REQUEST: Give a verbatim copy of the lines below, minus the pictures.

COLLECTED MATERIAL:

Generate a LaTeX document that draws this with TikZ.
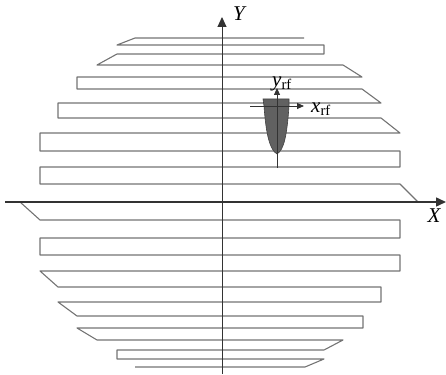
\documentclass[tikz,border=0pt]{standalone}
\usepackage{fontspec}
\setmainfont{Liberation Serif}
\usetikzlibrary{arrows.meta}

\begin{document}
\begin{tikzpicture}[
  x=1pt, y=-1pt,
  scanline/.style={draw=black!55, line width=1.1pt, line join=round},
  axis/.style={draw=black!80, line width=1pt, -{Triangle[length=10pt,width=9pt]}},
  toolaxis/.style={draw=black!80, line width=0.8pt, -{Triangle[length=7pt,width=6pt]}},
  lbl/.style={font=\fontsize{21}{21}\selectfont\itshape, inner sep=0pt}
]
\useasboundingbox (0,0) rectangle (446,374);
\draw[scanline] (135,38) -- (304,38)
  (135,38) -- (117,45) -- (324,45) -- (324,54) -- (117,54) -- (97,65) -- (343,65)
  -- (362,77) -- (77,77) -- (77,89) -- (362,89) -- (381,103) -- (58,103)
  -- (58,118) -- (381,118) -- (400,133) -- (40,133) -- (40,151) -- (400,151)
  -- (400,167) -- (40,167) -- (40,184) -- (400,184) -- (418,202) -- (20,202)
  -- (40,220) -- (400,220) -- (400,238) -- (40,238) -- (40,255) -- (400,255)
  -- (400,271) -- (40,271) -- (58,287) -- (381,287) -- (381,302) -- (58,302)
  -- (77,316) -- (363,316) -- (363,328) -- (77,328) -- (97,340) -- (343,340)
  -- (324,350) -- (117,350) -- (117,359) -- (324,359) -- (305,367) -- (135,367);
\coordinate (xs) at (5,202);
\coordinate (xe) at (446,202);
\coordinate (ys) at (222,374);
\coordinate (ye) at (222,17);
\draw[axis, line width=1.5pt] (xs) -- (xe);
\draw[axis] (ys) -- (ye);
\node[lbl] (ylab) at (239,14) {Y};
\node[lbl] (xlab) at (434,216) {X};
\fill[black!62, draw=black!75, line width=0.6pt] (263,99) -- (289,99) -- (289,106)
  .. controls (287,135) and (284,150) .. (277,154)
  .. controls (270,150) and (266,135) .. (264,106) -- cycle;
\coordinate (tb) at (277,168);
\coordinate (ty) at (277,88);
\coordinate (tl) at (250,106);
\coordinate (tr) at (304,106);
\draw[toolaxis] (tb) -- (ty);
\draw[toolaxis] (tl) -- (tr);
\node[lbl, anchor=south] (yrf) at (282,91) {y\textsubscript{\upshape rf}};
\node[lbl, anchor=west] (xrf) at (311,109) {x\textsubscript{\upshape rf}};
\end{tikzpicture}
\end{document}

THE COMPLETED TASK:
Generate a LaTeX document that draws this with TikZ.
\documentclass[tikz,border=0pt]{standalone}
\usepackage{fontspec}
\setmainfont{Liberation Serif}
\usetikzlibrary{arrows.meta}

\begin{document}
\begin{tikzpicture}[
  x=1pt, y=-1pt,
  scanline/.style={draw=black!55, line width=1.1pt, line join=round},
  axis/.style={draw=black!80, line width=1pt, -{Triangle[length=10pt,width=9pt]}},
  toolaxis/.style={draw=black!80, line width=0.8pt, -{Triangle[length=7pt,width=6pt]}},
  lbl/.style={font=\fontsize{21}{21}\selectfont\itshape, inner sep=0pt}
]
\useasboundingbox (0,0) rectangle (446,374);
\draw[scanline] (135,38) -- (304,38)
  (135,38) -- (117,45) -- (324,45) -- (324,54) -- (117,54) -- (97,65) -- (343,65)
  -- (362,77) -- (77,77) -- (77,89) -- (362,89) -- (381,103) -- (58,103)
  -- (58,118) -- (381,118) -- (400,133) -- (40,133) -- (40,151) -- (400,151)
  -- (400,167) -- (40,167) -- (40,184) -- (400,184) -- (418,202) -- (20,202)
  -- (40,220) -- (400,220) -- (400,238) -- (40,238) -- (40,255) -- (400,255)
  -- (400,271) -- (40,271) -- (58,287) -- (381,287) -- (381,302) -- (58,302)
  -- (77,316) -- (363,316) -- (363,328) -- (77,328) -- (97,340) -- (343,340)
  -- (324,350) -- (117,350) -- (117,359) -- (324,359) -- (305,367) -- (135,367);
\coordinate (xs) at (5,202);
\coordinate (xe) at (446,202);
\coordinate (ys) at (222,374);
\coordinate (ye) at (222,17);
\draw[axis, line width=1.5pt] (xs) -- (xe);
\draw[axis] (ys) -- (ye);
\node[lbl] (ylab) at (239,14) {Y};
\node[lbl] (xlab) at (434,216) {X};
\fill[black!62, draw=black!75, line width=0.6pt] (263,99) -- (289,99) -- (289,106)
  .. controls (287,135) and (284,150) .. (277,154)
  .. controls (270,150) and (266,135) .. (264,106) -- cycle;
\coordinate (tb) at (277,168);
\coordinate (ty) at (277,88);
\coordinate (tl) at (250,106);
\coordinate (tr) at (304,106);
\draw[toolaxis] (tb) -- (ty);
\draw[toolaxis] (tl) -- (tr);
\node[lbl, anchor=south] (yrf) at (282,91) {y\textsubscript{\upshape rf}};
\node[lbl, anchor=west] (xrf) at (311,109) {x\textsubscript{\upshape rf}};
\end{tikzpicture}
\end{document}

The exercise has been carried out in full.